◆ **Problem statement**
Skip all pictures, then copy the lines from the start of the data through the line with "plt.rcParams['axes.unicode_minus'] = False", keeping both ends.

◆ **Data for this exercise**
──────

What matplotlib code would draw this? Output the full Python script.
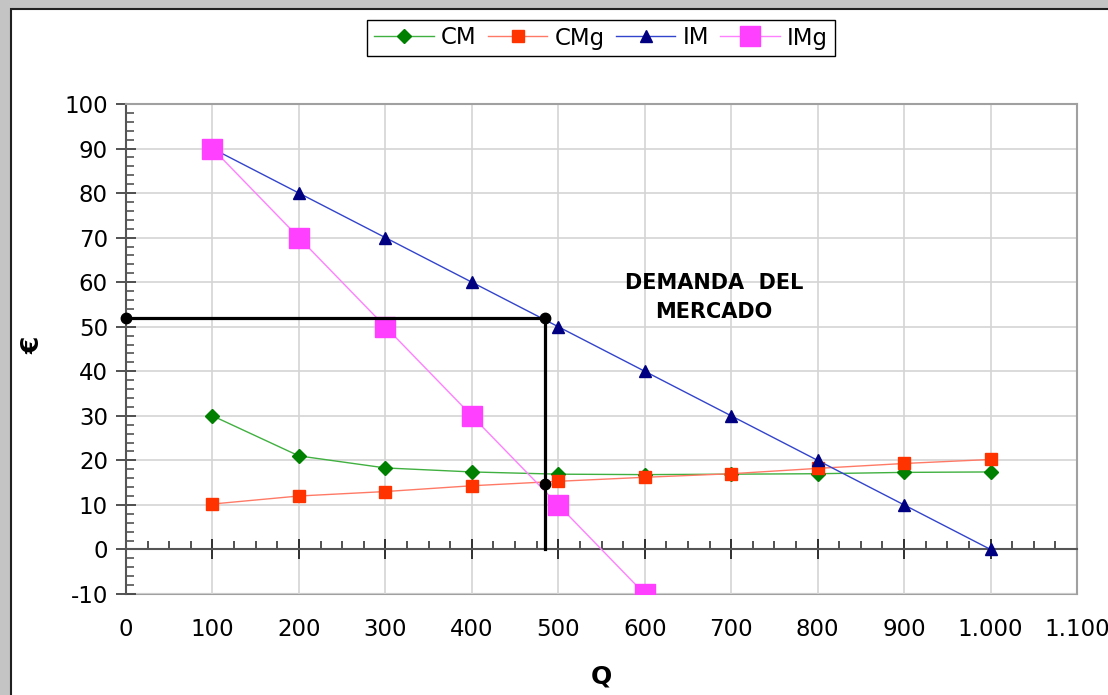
import matplotlib.pyplot as plt
from matplotlib.patches import Rectangle
from matplotlib.ticker import MultipleLocator, FuncFormatter

plt.rcParams['font.family'] = ['DejaVu Sans']
plt.rcParams['axes.unicode_minus'] = False

# data
q = [100, 200, 300, 400, 500, 600, 700, 800, 900, 1000]
cm = [30.0, 21.0, 18.3, 17.4, 16.9, 16.8, 16.9, 17.0, 17.3, 17.4]
cmg = [10.2, 12.0, 13.0, 14.3, 15.3, 16.2, 17.0, 18.2, 19.3, 20.2]
im = [90, 80, 70, 60, 50, 40, 30, 20, 10, 0]
q_img = [100, 200, 300, 400, 500, 600]
img = [90, 70, 50, 30, 10, -10]

# equilibrium guide lines
q_eq = 485
p_eq = 52
c_eq = 14.6

fig = plt.figure(figsize=(11.08, 6.95), dpi=100)
fig.patch.set_facecolor('#c4c4c4')
fig.patches.append(Rectangle((11 / 1108, -0.05), 1.1, 1.05 - 9 / 695,
                             transform=fig.transFigure, facecolor='white',
                             edgecolor='#202020', lw=1.5, zorder=-5))

ax = fig.add_axes([126 / 1108, 1 - 594 / 695, (1077 - 126) / 1108, (594 - 104) / 695])
ax.set_facecolor('white')

ax.plot(q, cm, color='#40b040', lw=1, marker='D', ms=7, mfc='#008000', mec='#008000', label='CM', zorder=3)
ax.plot(q, cmg, color='#ff7a66', lw=1, marker='s', ms=8.5, mfc='#ff3300', mec='#ff3300', label='CMg', zorder=3)
ax.plot(q, im, color='#3344cc', lw=1, marker='^', ms=9, mfc='#000080', mec='#000080', label='IM', zorder=3)
ax.plot(q_img, img, color='#ff80ff', lw=1, marker='s', ms=14.5, mfc='#ff40ff', mec='#ff40ff', label='IMg', zorder=3)

ax.plot([0, q_eq, q_eq], [p_eq, p_eq, 0], color='black', lw=2.3, zorder=4, clip_on=False)
ax.plot([0, q_eq, q_eq], [p_eq, p_eq, c_eq], ls='none', marker='o', ms=7.5, color='black', zorder=5, clip_on=False)

ax.text(680, 56.5, 'DEMANDA  DEL\nMERCADO', ha='center', va='center',
        fontsize=15, fontweight='bold', linespacing=1.55, zorder=6)

ax.set_xlim(0, 1100)
ax.set_ylim(-10, 100)

ax.xaxis.set_major_locator(MultipleLocator(100))
ax.xaxis.set_minor_locator(MultipleLocator(25))
ax.yaxis.set_major_locator(MultipleLocator(10))
ax.yaxis.set_minor_locator(MultipleLocator(2))
ax.grid(True, which='major', color='#d4d4d4', lw=1.2)
ax.set_axisbelow(True)

# horizontal axis line sits at y = 0
ax.spines['bottom'].set_position(('data', 0))
ax.spines['bottom'].set_color('#555555')
ax.spines['bottom'].set_linewidth(1.5)
for s in ['top', 'right']:
    ax.spines[s].set_color('#a0a0a0')
    ax.spines[s].set_linewidth(1.5)
ax.spines['left'].set_color('#555555')
ax.spines['left'].set_linewidth(1.5)

ax.tick_params(axis='x', which='major', direction='inout', length=14, width=1.3,
               color='#222222', labelbottom=False)
ax.tick_params(axis='x', which='minor', direction='in', length=6, width=1.1, color='#222222')
ax.tick_params(axis='y', which='major', direction='inout', length=14, width=1.3,
               color='#444444', labelsize=16.5, pad=6)
ax.tick_params(axis='y', which='minor', direction='in', length=6, width=1.1, color='#444444')

# labels and bottom border of the plot area
xlab = ax.secondary_xaxis('bottom')
xlab.xaxis.set_major_locator(MultipleLocator(100))
xlab.xaxis.set_major_formatter(FuncFormatter(lambda v, p: f'{int(v):,}'.replace(',', '.')))
xlab.spines['bottom'].set_color('#a0a0a0')
xlab.spines['bottom'].set_linewidth(1.5)
xlab.tick_params(length=0, labelsize=16.5, pad=17)
xlab.set_xlabel('Q', fontsize=18, fontweight='bold', labelpad=17)

fig.text(33 / 1108, 1 - 345 / 695, '€', fontsize=18, fontweight='bold',
         rotation=90, ha='center', va='center')

fig.legend(loc='center', bbox_to_anchor=(601 / 1108, 1 - 38 / 695), ncol=4,
           fontsize=16.5, frameon=True, fancybox=False, edgecolor='black',
           framealpha=1, handlelength=2.6, columnspacing=0.5, handletextpad=0.3,
           borderpad=0.3, borderaxespad=0)

fig.savefig('out.png', dpi=100, facecolor=fig.get_facecolor())
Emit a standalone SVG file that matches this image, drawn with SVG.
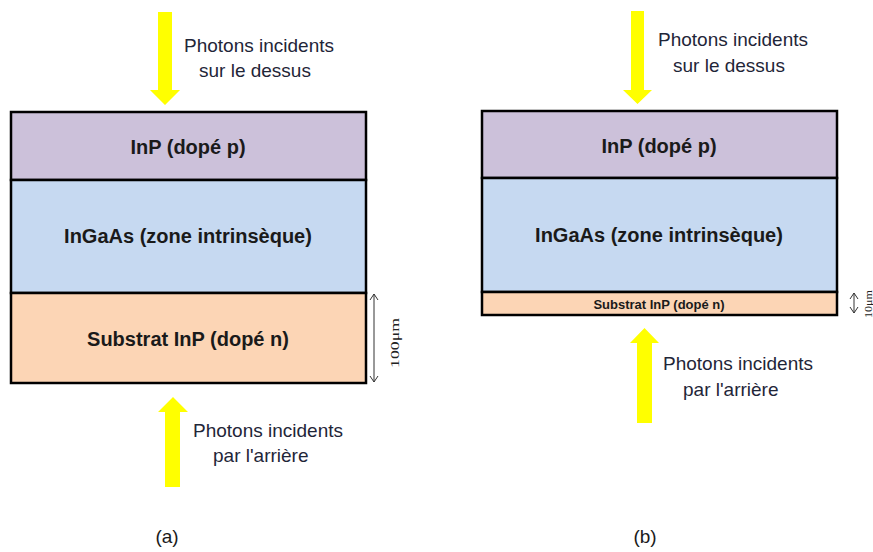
<svg xmlns="http://www.w3.org/2000/svg" width="873" height="552" viewBox="0 0 873 552">
<style>
.layer{stroke:#000;stroke-width:2.5}
.p{fill:#CCC1DA}.b{fill:#C6D9F1}.o{fill:#FCD5B5}
.lbl{font-family:"Liberation Sans",Arial,sans-serif;font-weight:bold;font-size:20px;fill:#1a1a1a;text-anchor:middle}
.ph{font-family:"Liberation Sans",Arial,sans-serif;font-size:19px;fill:#1f2638}
.cap{font-family:"Liberation Sans",Arial,sans-serif;font-size:19px;fill:#1a1a1a;text-anchor:middle}
.dim{font-family:"Liberation Serif","Times New Roman",serif;font-size:13px;fill:#222}
.arr{fill:#FFFF00}
.dl{stroke:#333;stroke-width:1;fill:none}
</style>
<rect width="873" height="552" fill="#fff"/>
<g id="diagram-a">
  <g id="a-inp-p"><rect class="layer p" x="11" y="112" width="355" height="68"/><text class="lbl" x="188" y="154">InP (dopé p)</text></g>
  <g id="a-ingaas"><rect class="layer b" x="11" y="180" width="355" height="113"/><text class="lbl" x="188" y="243">InGaAs (zone intrinsèque)</text></g>
  <g id="a-substrat"><rect class="layer o" x="11" y="293" width="355" height="90"/><text class="lbl" x="188" y="346">Substrat InP (dopé n)</text></g>
  <g id="a-top-photons"><polygon class="arr" points="158,12 172,12 172,90 180,90 165,105 150,90 158,90"/><text class="ph" x="184" y="52">Photons incidents</text><text class="ph" x="199" y="77">sur le dessus</text></g>
  <g id="a-back-photons"><polygon class="arr" points="165,487 180,487 180,412 188,412 173,397 158,412 165,412"/><text class="ph" x="193" y="437">Photons incidents</text><text class="ph" x="213" y="462">par l'arrière</text></g>
  <g id="a-dim"><line class="dl" x1="374" y1="294" x2="374" y2="382"/><polyline class="dl" points="370,300 374,294 378,300"/><polyline class="dl" points="370,376 374,382 378,376"/><text class="dim" transform="translate(399,343) rotate(-90)" text-anchor="middle" textLength="50" lengthAdjust="spacingAndGlyphs">100μm</text></g>
  <text class="cap" x="167" y="543">(a)</text>
</g>
<g id="diagram-b">
  <g id="b-inp-p"><rect class="layer p" x="482" y="111" width="355" height="67"/><text class="lbl" x="659" y="153">InP (dopé p)</text></g>
  <g id="b-ingaas"><rect class="layer b" x="482" y="178" width="355" height="114"/><text class="lbl" x="659" y="242">InGaAs (zone intrinsèque)</text></g>
  <g id="b-substrat"><rect class="layer o" x="482" y="292" width="355" height="23"/><text class="lbl" x="659" y="309" style="font-size:13px">Substrat InP (dopé n)</text></g>
  <g id="b-top-photons"><polygon class="arr" points="631,11 644,11 644,90 652,90 637.5,104 623,90 631,90"/><text class="ph" x="658" y="46">Photons incidents</text><text class="ph" x="673" y="72">sur le dessus</text></g>
  <g id="b-back-photons"><polygon class="arr" points="637,423 652,423 652,343 659,343 644.5,328 630,343 637,343"/><text class="ph" x="663" y="370">Photons incidents</text><text class="ph" x="683" y="396">par l'arrière</text></g>
  <g id="b-dim"><line class="dl" x1="854" y1="293" x2="854" y2="313"/><polyline class="dl" points="850,299 854,293 858,299"/><polyline class="dl" points="850,307 854,313 858,307"/><text class="dim" transform="translate(872,304) rotate(-90)" text-anchor="middle" textLength="28" lengthAdjust="spacingAndGlyphs" style="font-size:10px">10μm</text></g>
  <text class="cap" x="645" y="543">(b)</text>
</g>
</svg>
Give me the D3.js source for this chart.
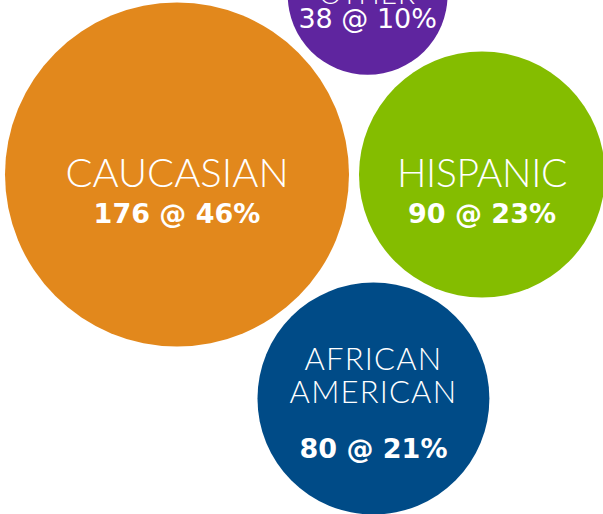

──────

◆ **Full response**
What matplotlib code would draw this? Output the full Python script.
import matplotlib.pyplot as plt
from matplotlib.patches import Rectangle
from matplotlib.ticker import MultipleLocator, FuncFormatter

plt.rcParams['font.family'] = ['DejaVu Sans']
plt.rcParams['axes.unicode_minus'] = False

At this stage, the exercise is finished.